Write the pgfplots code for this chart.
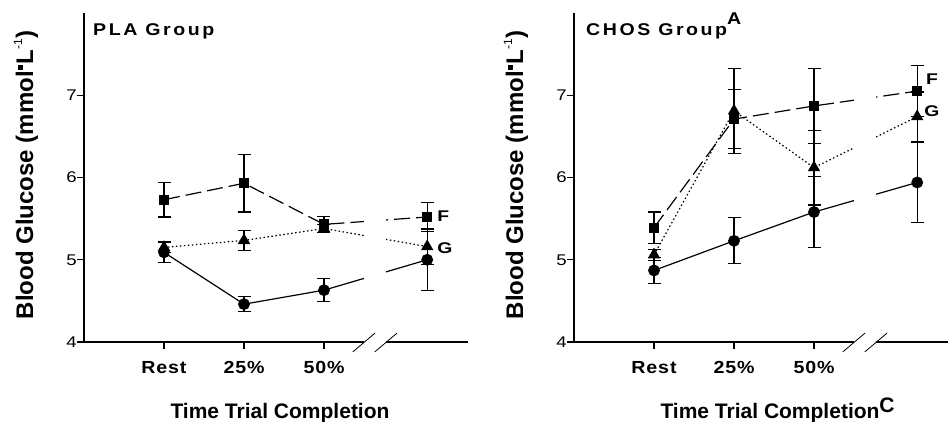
\documentclass[border=0pt]{standalone}
\usepackage{fontspec}
\setmainfont{Liberation Sans}
\newfontfamily\titlefont{Liberation Sans}[FakeStretch=1.15, LetterSpace=15]
\newfontfamily\xtickfont{Liberation Sans}[FakeStretch=1.12, LetterSpace=5]
\newfontfamily\ytickfont{Liberation Sans}[FakeStretch=1.2]
\newfontfamily\fgfont{Liberation Sans}[FakeStretch=1.25]
\usepackage{pgfplots}
\pgfplotsset{compat=1.18}
\usepackage{pgfplotstable}

\pgfplotstableread{
x y e
0 5.73 0.21
1 5.93 0.35
2 5.43 0.10
3.29 5.52 0.175
}\plaF
\pgfplotstableread{
x y e
0 5.15 0.065
1 5.235 0.125
2 5.38 0.05
3.29 5.16 0.22
}\plaG
\pgfplotstableread{
x y e
0 5.09 0.12
1 4.46 0.09
2 4.63 0.14
3.29 5.00 0.375
}\plaC
\pgfplotstableread{
x y e
0 5.39 0.19
1 6.71 0.36
2 6.87 0.46
3.29 7.05 0.31
}\chosF
\pgfplotstableread{
x y e
0 5.06 0.065
1 6.81 0.52
2 6.12 0.455
3.29 6.74 0.30
}\chosG
\pgfplotstableread{
x y e
0 4.87 0.16
1 5.23 0.28
2 5.58 0.43
3.29 5.94 0.49
}\chosC

\tikzset{fg/.style={font=\fgfont\bfseries\fontsize{15.5}{18}\selectfont}}

\pgfplotsset{
  panel/.style={
    scale only axis, width=384pt, height=329pt,
    xmin=-1, xmax=3.8, ymin=4, ymax=8,
    axis lines*=left,
    axis line style={line width=1.1pt},
    x axis line style={draw=none},
    tick align=outside, major tick length=7pt,
    tick style={line width=1.1pt, black},
    xtick={0,1,2}, xticklabels={Rest,25\%,50\%},
    ytick={4,5,6,7},
    xticklabel style={font=\xtickfont\bfseries\fontsize{17.5}{20}\selectfont, inner sep=0pt, anchor=north, yshift=-12pt},
    yticklabel style={font=\ytickfont\fontsize{15.5}{18}\selectfont, inner sep=0pt, anchor=east},
    /pgf/number format/assume math mode=true,
    clip=false,
  },
  ebar/.style={
    error bars/.cd, y dir=both, y explicit,
    error bar style={solid, line width=1.2pt, black},
    error mark options={rotate=90, solid, line width=1.2pt, mark size=6.5pt, black},
  },
  sq/.style={black, line width=1.2pt, dash pattern=on 16pt off 6pt, mark=square*, mark size=4.5pt, mark options={solid, fill=black}},
  tri/.style={black, line width=1.2pt, dash pattern=on 1.5pt off 2.5pt, mark=triangle*, mark size=6pt, mark options={solid, fill=black}},
  circ/.style={black, line width=1.2pt, solid, mark=*, mark size=5.3pt, mark options={solid, fill=black}},
}

\begin{document}
\begin{tikzpicture}
\useasboundingbox (0pt,0pt) rectangle (948pt,421pt);

\begin{axis}[panel, at={(84pt,79pt)}, anchor=south west]
\addplot[circ, ebar] table[x=x, y=y, y error=e] {\plaC};
\addplot[tri, ebar] table[x=x, y=y, y error=e] {\plaG};
\addplot[sq, ebar] table[x=x, y=y, y error=e] {\plaF};
\fill[white] (axis cs:2.5,3.9) rectangle (axis cs:2.77,7.9);
\draw[line width=1.1pt] (axis cs:-1,4) -- (axis cs:2.5,4);
\draw[line width=1.1pt] (axis cs:2.77,4) -- (axis cs:3.8,4);
\draw[line width=0.8pt] (axis cs:2.36,3.88) -- (axis cs:2.64,4.11);
\draw[line width=0.8pt] (axis cs:2.635,3.88) -- (axis cs:2.915,4.11);
\node[fg] at (axis cs:3.49,5.53) {F};
\node[fg] at (axis cs:3.51,5.14) {G};
\end{axis}

\begin{axis}[panel, at={(574pt,79pt)}, anchor=south west]
\addplot[circ, ebar] table[x=x, y=y, y error=e] {\chosC};
\addplot[tri, ebar] table[x=x, y=y, y error=e] {\chosG};
\addplot[sq, ebar] table[x=x, y=y, y error=e] {\chosF};
\fill[white] (axis cs:2.5,3.9) rectangle (axis cs:2.77,7.9);
\draw[line width=1.1pt] (axis cs:-1,4) -- (axis cs:2.5,4);
\draw[line width=1.1pt] (axis cs:2.77,4) -- (axis cs:3.8,4);
\draw[line width=0.8pt] (axis cs:2.36,3.88) -- (axis cs:2.64,4.11);
\draw[line width=0.8pt] (axis cs:2.635,3.88) -- (axis cs:2.915,4.11);
\node[fg] at (axis cs:3.475,7.20) {F};
\node[fg] at (axis cs:3.475,6.81) {G};
\end{axis}

\node[anchor=base west, inner sep=0pt, font=\titlefont\bfseries\fontsize{17}{20}\selectfont] at (93pt,385pt) {PLA Group};
\node[anchor=base west, inner sep=0pt, font=\titlefont\bfseries\fontsize{17}{20}\selectfont] at (586pt,385pt) {CHOS Group\raisebox{11pt}{A}};

\node[rotate=90, anchor=base, inner sep=0pt, font=\bfseries\fontsize{24}{28}\selectfont] at (33pt,246pt) {Blood Glucose (mmol\kern1pt\rule[10.5pt]{5pt}{5pt}\kern1pt L\raisebox{11pt}{\mdseries\fontsize{12}{12}\selectfont -1})};
\node[rotate=90, anchor=base, inner sep=0pt, font=\bfseries\fontsize{24}{28}\selectfont] at (523pt,246pt) {Blood Glucose (mmol\kern1pt\rule[10.5pt]{5pt}{5pt}\kern1pt L\raisebox{11pt}{\mdseries\fontsize{12}{12}\selectfont -1})};

\node[anchor=base, inner sep=0pt, font=\bfseries\fontsize{21}{24}\selectfont] at (280pt,3pt) {Time Trial Completion};
\node[anchor=base, inner sep=0pt, font=\bfseries\fontsize{21}{24}\selectfont] at (770pt,3pt) {Time Trial Completion\rlap{\raisebox{6pt}{C}}};
\end{tikzpicture}
\end{document}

Stated task: Quote the material in full and exactly; do not carry over its pictures.

Task result:
Write the pgfplots code for this chart.
\documentclass[border=0pt]{standalone}
\usepackage{fontspec}
\setmainfont{Liberation Sans}
\newfontfamily\titlefont{Liberation Sans}[FakeStretch=1.15, LetterSpace=15]
\newfontfamily\xtickfont{Liberation Sans}[FakeStretch=1.12, LetterSpace=5]
\newfontfamily\ytickfont{Liberation Sans}[FakeStretch=1.2]
\newfontfamily\fgfont{Liberation Sans}[FakeStretch=1.25]
\usepackage{pgfplots}
\pgfplotsset{compat=1.18}
\usepackage{pgfplotstable}

\pgfplotstableread{
x y e
0 5.73 0.21
1 5.93 0.35
2 5.43 0.10
3.29 5.52 0.175
}\plaF
\pgfplotstableread{
x y e
0 5.15 0.065
1 5.235 0.125
2 5.38 0.05
3.29 5.16 0.22
}\plaG
\pgfplotstableread{
x y e
0 5.09 0.12
1 4.46 0.09
2 4.63 0.14
3.29 5.00 0.375
}\plaC
\pgfplotstableread{
x y e
0 5.39 0.19
1 6.71 0.36
2 6.87 0.46
3.29 7.05 0.31
}\chosF
\pgfplotstableread{
x y e
0 5.06 0.065
1 6.81 0.52
2 6.12 0.455
3.29 6.74 0.30
}\chosG
\pgfplotstableread{
x y e
0 4.87 0.16
1 5.23 0.28
2 5.58 0.43
3.29 5.94 0.49
}\chosC

\tikzset{fg/.style={font=\fgfont\bfseries\fontsize{15.5}{18}\selectfont}}

\pgfplotsset{
  panel/.style={
    scale only axis, width=384pt, height=329pt,
    xmin=-1, xmax=3.8, ymin=4, ymax=8,
    axis lines*=left,
    axis line style={line width=1.1pt},
    x axis line style={draw=none},
    tick align=outside, major tick length=7pt,
    tick style={line width=1.1pt, black},
    xtick={0,1,2}, xticklabels={Rest,25\%,50\%},
    ytick={4,5,6,7},
    xticklabel style={font=\xtickfont\bfseries\fontsize{17.5}{20}\selectfont, inner sep=0pt, anchor=north, yshift=-12pt},
    yticklabel style={font=\ytickfont\fontsize{15.5}{18}\selectfont, inner sep=0pt, anchor=east},
    /pgf/number format/assume math mode=true,
    clip=false,
  },
  ebar/.style={
    error bars/.cd, y dir=both, y explicit,
    error bar style={solid, line width=1.2pt, black},
    error mark options={rotate=90, solid, line width=1.2pt, mark size=6.5pt, black},
  },
  sq/.style={black, line width=1.2pt, dash pattern=on 16pt off 6pt, mark=square*, mark size=4.5pt, mark options={solid, fill=black}},
  tri/.style={black, line width=1.2pt, dash pattern=on 1.5pt off 2.5pt, mark=triangle*, mark size=6pt, mark options={solid, fill=black}},
  circ/.style={black, line width=1.2pt, solid, mark=*, mark size=5.3pt, mark options={solid, fill=black}},
}

\begin{document}
\begin{tikzpicture}
\useasboundingbox (0pt,0pt) rectangle (948pt,421pt);

\begin{axis}[panel, at={(84pt,79pt)}, anchor=south west]
\addplot[circ, ebar] table[x=x, y=y, y error=e] {\plaC};
\addplot[tri, ebar] table[x=x, y=y, y error=e] {\plaG};
\addplot[sq, ebar] table[x=x, y=y, y error=e] {\plaF};
\fill[white] (axis cs:2.5,3.9) rectangle (axis cs:2.77,7.9);
\draw[line width=1.1pt] (axis cs:-1,4) -- (axis cs:2.5,4);
\draw[line width=1.1pt] (axis cs:2.77,4) -- (axis cs:3.8,4);
\draw[line width=0.8pt] (axis cs:2.36,3.88) -- (axis cs:2.64,4.11);
\draw[line width=0.8pt] (axis cs:2.635,3.88) -- (axis cs:2.915,4.11);
\node[fg] at (axis cs:3.49,5.53) {F};
\node[fg] at (axis cs:3.51,5.14) {G};
\end{axis}

\begin{axis}[panel, at={(574pt,79pt)}, anchor=south west]
\addplot[circ, ebar] table[x=x, y=y, y error=e] {\chosC};
\addplot[tri, ebar] table[x=x, y=y, y error=e] {\chosG};
\addplot[sq, ebar] table[x=x, y=y, y error=e] {\chosF};
\fill[white] (axis cs:2.5,3.9) rectangle (axis cs:2.77,7.9);
\draw[line width=1.1pt] (axis cs:-1,4) -- (axis cs:2.5,4);
\draw[line width=1.1pt] (axis cs:2.77,4) -- (axis cs:3.8,4);
\draw[line width=0.8pt] (axis cs:2.36,3.88) -- (axis cs:2.64,4.11);
\draw[line width=0.8pt] (axis cs:2.635,3.88) -- (axis cs:2.915,4.11);
\node[fg] at (axis cs:3.475,7.20) {F};
\node[fg] at (axis cs:3.475,6.81) {G};
\end{axis}

\node[anchor=base west, inner sep=0pt, font=\titlefont\bfseries\fontsize{17}{20}\selectfont] at (93pt,385pt) {PLA Group};
\node[anchor=base west, inner sep=0pt, font=\titlefont\bfseries\fontsize{17}{20}\selectfont] at (586pt,385pt) {CHOS Group\raisebox{11pt}{A}};

\node[rotate=90, anchor=base, inner sep=0pt, font=\bfseries\fontsize{24}{28}\selectfont] at (33pt,246pt) {Blood Glucose (mmol\kern1pt\rule[10.5pt]{5pt}{5pt}\kern1pt L\raisebox{11pt}{\mdseries\fontsize{12}{12}\selectfont -1})};
\node[rotate=90, anchor=base, inner sep=0pt, font=\bfseries\fontsize{24}{28}\selectfont] at (523pt,246pt) {Blood Glucose (mmol\kern1pt\rule[10.5pt]{5pt}{5pt}\kern1pt L\raisebox{11pt}{\mdseries\fontsize{12}{12}\selectfont -1})};

\node[anchor=base, inner sep=0pt, font=\bfseries\fontsize{21}{24}\selectfont] at (280pt,3pt) {Time Trial Completion};
\node[anchor=base, inner sep=0pt, font=\bfseries\fontsize{21}{24}\selectfont] at (770pt,3pt) {Time Trial Completion\rlap{\raisebox{6pt}{C}}};
\end{tikzpicture}
\end{document}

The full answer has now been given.